Hamilton sparkles in Silverstone sunshine
Lewis Hamilton, a record nine-time winner at Silverstone, topped the free practice at the British Grand Prix fo Ferrari on Friday ahead of Mercedes' championship leader Kimi Antonelli.
The 41-year-old Briton, showing great zest to perform in a car that he has called underpowered, clocked a fastest lap of 1min 29.260sec to finish 0.213sec clear of the 19-year-old Italian.
Hamilton's Ferrari team-mate Charles Leclerc was third, 0.599 adrift, ahead of George Russell, winner of last Sunday's Austrian Grand Prix, in the second Mercedes, and Oscar Piastri of McLaren.
Four-time champion Max Verstappen was sixth for Red Bull ahead of defending champion Lando Norris in the second McLaren, Isack Hadjar in the second Red Bull, Audi's Nico Hulkenberg and Liam Lawson of Racing Bulls.
Hamilton showed he was in the mood from the start when he was at the head of the queue in the pit lane in bright sunshine and a track temperatures of 40 Celsius, near-perfect conditions in front of a big Friday crowd.
He then dominated despite interventions from Verstappen and the two Mercedes men.
Hamilton was soon on top of the times but times then tumbled. Verstappen took the initiative, followed in turn by Hadjar, Antonelli, Piastri and more before Hamilton regained top spot.
After Hamilton warned on Thursday that the new "hybrid era" formula would not deliver the same flat-out speeding at Silverstone – and that Ferrari's upgraded engine remained less powerful than those used by Mercedes and Red Bull – this was a welcome surprise for home fans.
Energy management, Hamilton had said, would require drivers to coast on some of the straights to save battery power.

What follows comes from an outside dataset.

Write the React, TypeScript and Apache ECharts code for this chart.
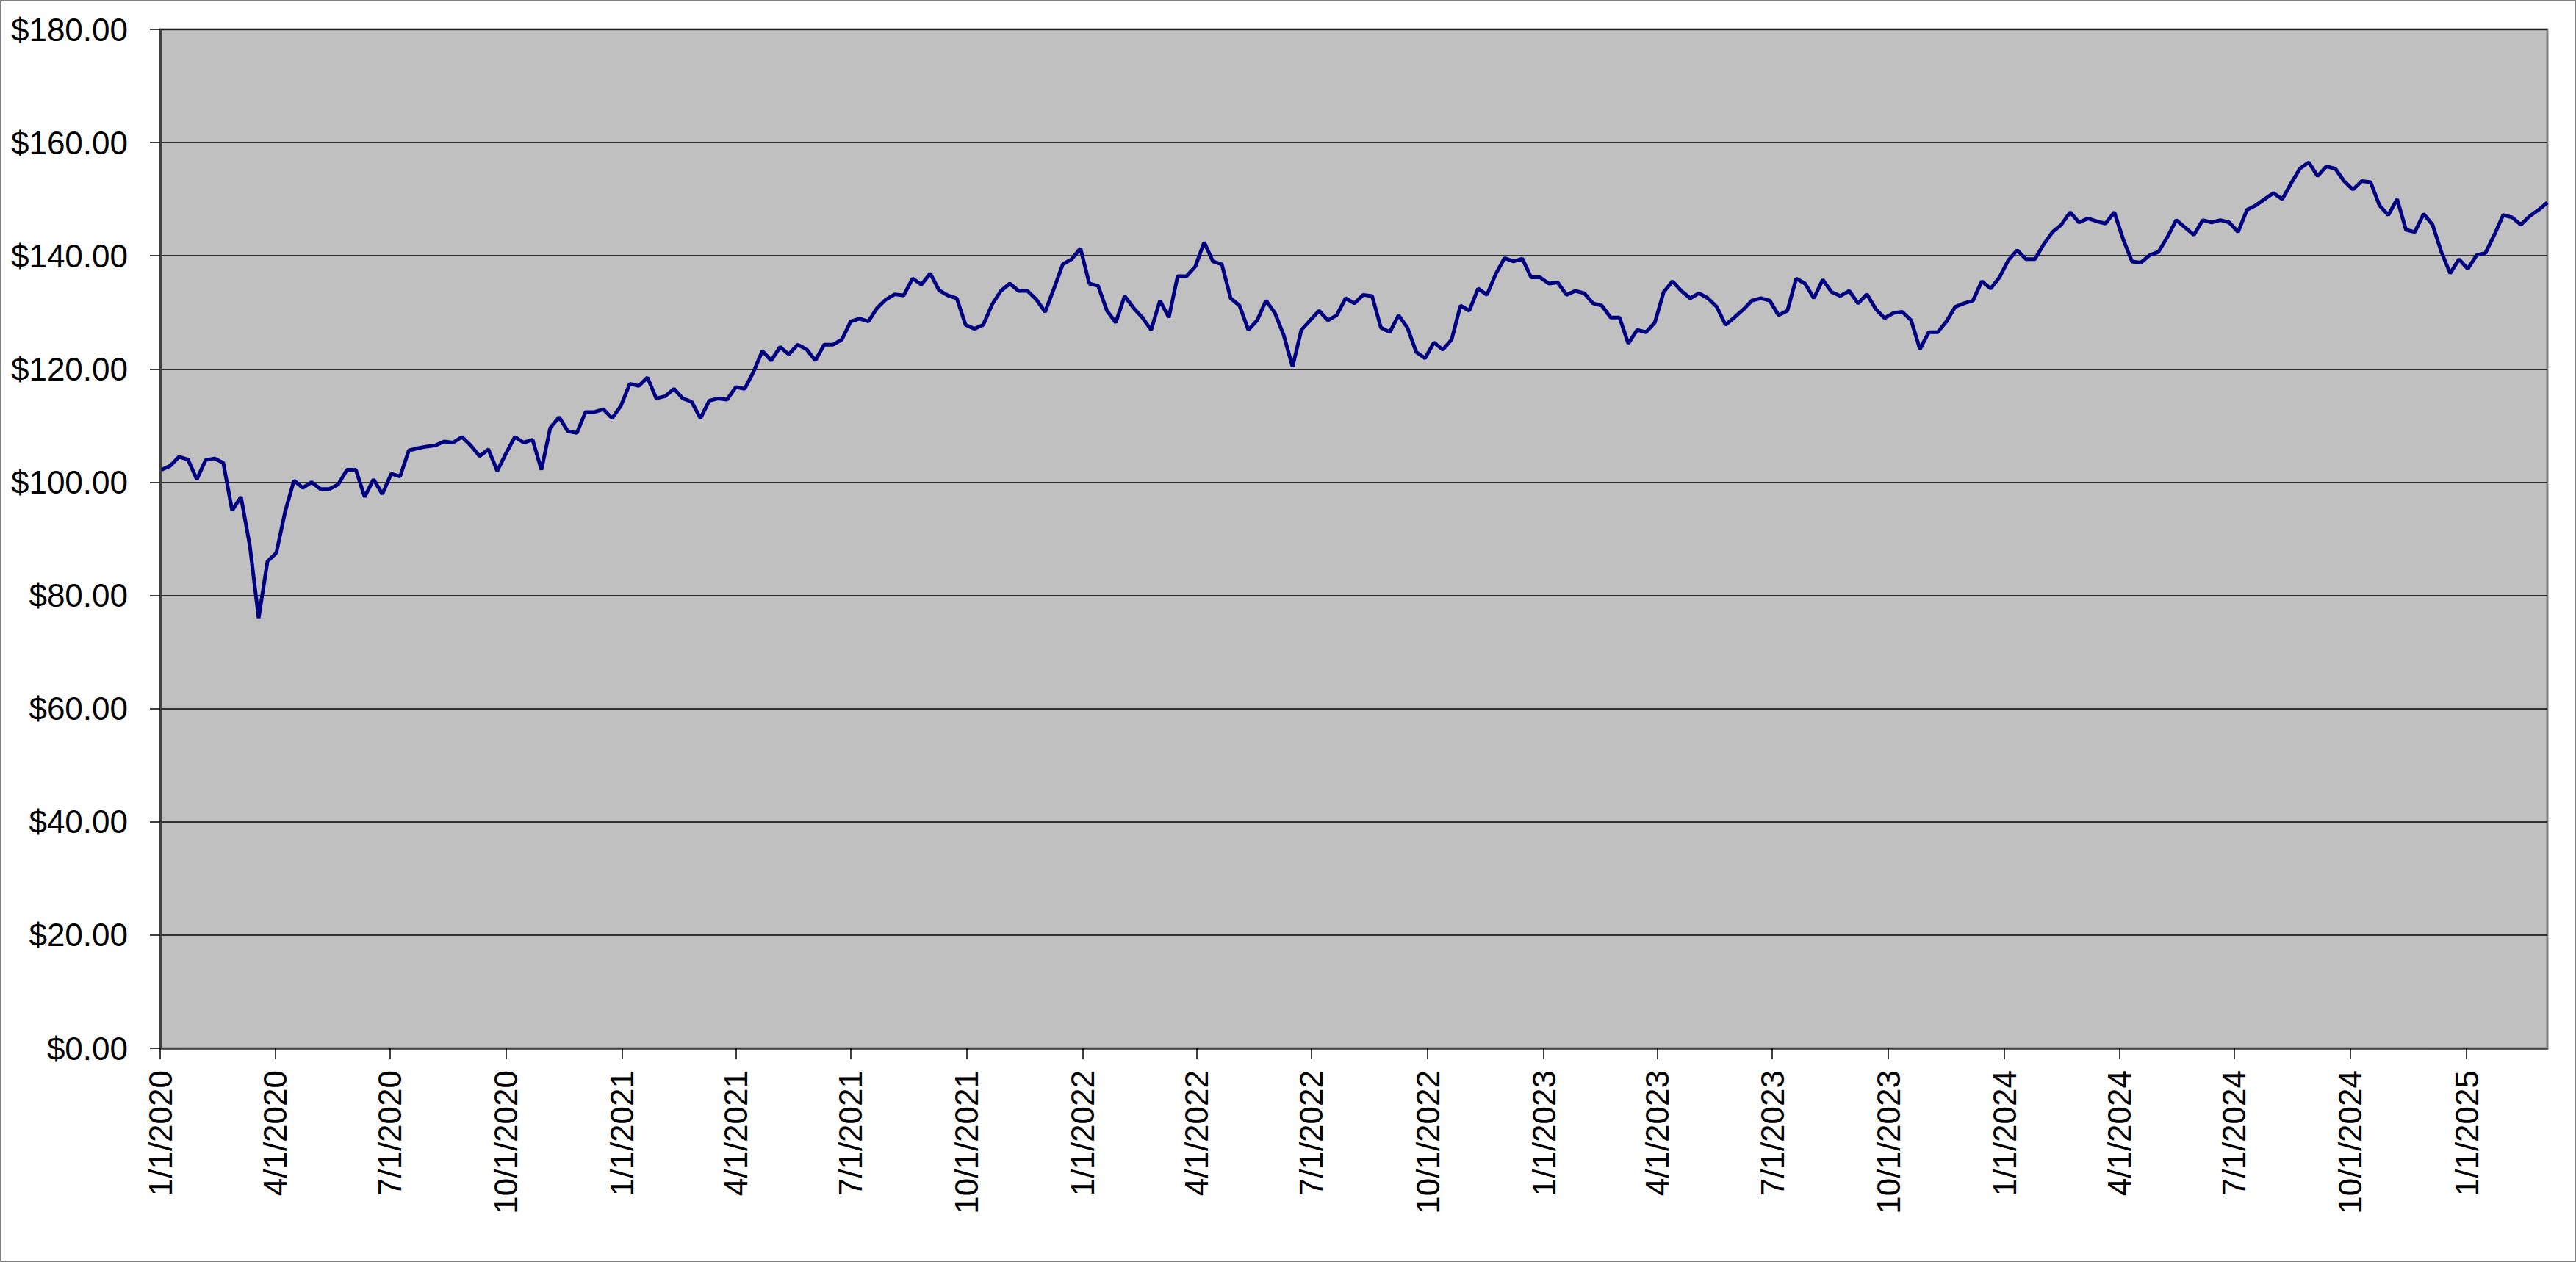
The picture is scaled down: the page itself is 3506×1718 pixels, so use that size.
import React, { useEffect, useRef } from "react";
import * as echarts from "echarts";

// Weekly closing values (every Thursday starting 2020-01-02)
const FIRST_DATE = [2020, 0, 2];
const STEP_DAYS = 7;

const PRICES = [
  102.2, 102.9, 104.5, 104.0, 100.5, 103.9, 104.2, 103.4, 95.0, 97.4,
  88.8, 76.0, 86.0, 87.5, 94.8, 100.3, 99.0, 100.0, 98.8, 98.8,
  99.6, 102.2, 102.2, 97.4, 100.5, 97.9, 101.5, 101.0, 105.6, 106.0,
  106.3, 106.5, 107.2, 107.0, 108.0, 106.5, 104.6, 105.8, 102.0, 105.1,
  108.0, 107.0, 107.5, 102.2, 109.6, 111.5, 109.0, 108.7, 112.4, 112.4,
  112.9, 111.3, 113.5, 117.4, 117.0, 118.5, 114.8, 115.2, 116.5, 114.8,
  114.2, 111.3, 114.4, 114.8, 114.6, 116.8, 116.5, 119.5, 123.2, 121.5,
  123.9, 122.6, 124.3, 123.5, 121.5, 124.3, 124.3, 125.2, 128.4, 128.9,
  128.4, 130.8, 132.3, 133.2, 133.0, 136.0, 134.9, 136.9, 133.9, 133.0,
  132.5, 127.8, 127.1, 127.8, 131.4, 133.8, 135.1, 133.8, 133.8, 132.3,
  130.1, 134.2, 138.5, 139.4, 141.3, 135.1, 134.7, 130.3, 128.2, 132.9,
  130.8, 129.1, 126.9, 132.1, 129.1, 136.4, 136.4, 138.1, 142.4, 139.0,
  138.5, 132.5, 131.2, 126.9, 128.6, 132.1, 129.9, 126.0, 120.4, 126.9,
  128.6, 130.3, 128.6, 129.5, 132.5, 131.6, 133.1, 132.9, 127.3, 126.5,
  129.5, 127.3, 123.0, 121.9, 124.7, 123.4, 125.2, 131.2, 130.3, 134.2,
  133.1, 136.8, 139.6, 139.0, 139.5, 136.2, 136.2, 135.1, 135.3, 133.1,
  133.8, 133.4, 131.6, 131.2, 129.1, 129.1, 124.5, 126.9, 126.5, 128.2,
  133.6, 135.5, 133.8, 132.5, 133.4, 132.5, 131.0, 127.8, 129.1, 130.5,
  132.1, 132.5, 132.1, 129.5, 130.3, 136.0, 135.1, 132.5, 135.8, 133.6,
  132.9, 133.8, 131.6, 133.2, 130.6, 129.0, 129.9, 130.1, 128.6, 123.5,
  126.5, 126.5, 128.4, 131.0, 131.6, 132.1, 135.5, 134.2, 136.2, 139.2,
  141.0, 139.4, 139.4, 142.0, 144.2, 145.5, 147.7, 145.9, 146.6, 146.1,
  145.7, 147.7, 142.9, 139.0, 138.8, 140.1, 140.7, 143.3, 146.3, 145.0,
  143.7, 146.3, 145.9, 146.3, 145.9, 144.2, 148.1, 148.9, 150.0, 151.1,
  150.0, 152.8, 155.4, 156.5, 154.1, 155.8, 155.4, 153.2, 151.7, 153.2,
  153.0, 148.9, 147.2, 150.0, 144.6, 144.2, 147.4, 145.5, 140.7, 136.9,
  139.4, 137.7, 140.1, 140.5, 143.7, 147.2, 146.8, 145.5, 147.0, 148.1,
  149.4,
];

const X_TICK_LABELS = [
  "1/1/2020", "4/1/2020", "7/1/2020", "10/1/2020",
  "1/1/2021", "4/1/2021", "7/1/2021", "10/1/2021",
  "1/1/2022", "4/1/2022", "7/1/2022", "10/1/2022",
  "1/1/2023", "4/1/2023", "7/1/2023", "10/1/2023",
  "1/1/2024", "4/1/2024", "7/1/2024", "10/1/2024",
  "1/1/2025",
];
const X_MIN_LABEL = "1/1/2020";
const X_MAX_LABEL = "3/6/2025";

const Y_MIN = 0;
const Y_MAX = 180;
const Y_STEP = 20;

const FONT = "'Liberation Sans', Arial, sans-serif";

function parseMDY(s: string): number {
  const [m, d, y] = s.split("/").map(Number);
  return new Date(y, m - 1, d).getTime();
}

function fmtMDY(v: number): string {
  const d = new Date(v);
  return `${d.getMonth() + 1}/${d.getDate()}/${d.getFullYear()}`;
}

export default function App() {
  const ref = useRef<HTMLDivElement>(null);

  useEffect(() => {
    document.body.style.margin = "0";
    if (!ref.current) return;
    const chart = echarts.init(ref.current, null, { renderer: "svg" });

    const data = PRICES.map((v, i) => [
      new Date(FIRST_DATE[0], FIRST_DATE[1], FIRST_DATE[2] + STEP_DAYS * i).getTime(),
      v,
    ]);
    const ticks = X_TICK_LABELS.map(parseMDY);

    chart.setOption({
      animation: false,
      backgroundColor: "#ffffff",
      graphic: [
        {
          type: "rect",
          shape: { x: 1, y: 1, width: 3504, height: 1716 },
          style: { fill: "none", stroke: "#808080", lineWidth: 2 },
          silent: true,
        },
      ],
      grid: {
        left: 218,
        top: 40,
        right: 39,
        bottom: 291,
        show: true,
        backgroundColor: "#C0C0C0",
        borderColor: "#808080",
        borderWidth: 3,
        containLabel: false,
        outerBoundsMode: "none",
      },
      xAxis: {
        type: "value",
        min: parseMDY(X_MIN_LABEL),
        max: parseMDY(X_MAX_LABEL),
        scale: true,
        splitLine: { show: false },
        axisLine: { show: true, onZero: false, lineStyle: { color: "#404040", width: 2.5 } },
        axisTick: {
          show: true,
          length: 15,
          customValues: ticks,
          lineStyle: { color: "#000000", width: 1.5 },
        },
        minorTick: { show: false },
        axisLabel: {
          customValues: ticks,
          rotate: 90,
          margin: 30,
          fontSize: 44,
          fontFamily: FONT,
          color: "#000000",
          hideOverlap: false,
          showMinLabel: true,
          showMaxLabel: true,
          formatter: (v: number) => fmtMDY(v),
        },
      },
      yAxis: {
        type: "value",
        min: Y_MIN,
        max: Y_MAX,
        interval: Y_STEP,
        axisLine: { show: true, lineStyle: { color: "#404040", width: 3 } },
        axisTick: { show: true, length: 14, lineStyle: { color: "#000000", width: 1.5 } },
        axisLabel: {
          margin: 44,
          fontSize: 44,
          fontFamily: FONT,
          color: "#000000",
          formatter: (v: number) => "$" + v.toFixed(2),
        },
        splitLine: { show: true, lineStyle: { color: "#000000", width: 1.5 } },
      },
      series: [
        {
          type: "line",
          data,
          showSymbol: false,
          symbol: "none",
          lineStyle: { color: "#000080", width: 5 },
          itemStyle: { color: "#000080" },
          clip: true,
        },
      ],
    });

    return () => chart.dispose();
  }, []);

  return (
    <div
      ref={ref}
      style={{ position: "fixed", left: 0, top: 0, width: 3506, height: 1718, background: "#fff" }}
    />
  );
}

"It's not going to feel or be the same," said Hamilton. "It's just going to be a completely different track."
Norris had agreed.
"At Silverstone, where you are at full throttle for so much of the circuit, you run out of battery very quickly and you're in a pretty complicated place. The battery starts to die before going into Copse, but you are still going pretty quickly. It won't look slow, but..."
On the track, Norris struggled to match the pace-setters.
Meanwhile, Antonelli, after switching to soft tyres, pulled nearly half a second ahead of team-mate Russell.
In response, Hamilton – one of many drivers and teams sporting special livery, in his case a yellow helmet and gloves – beat the Italian by two-tenths. On his favourite stamping ground, the old champion was showing he can still do his stuff.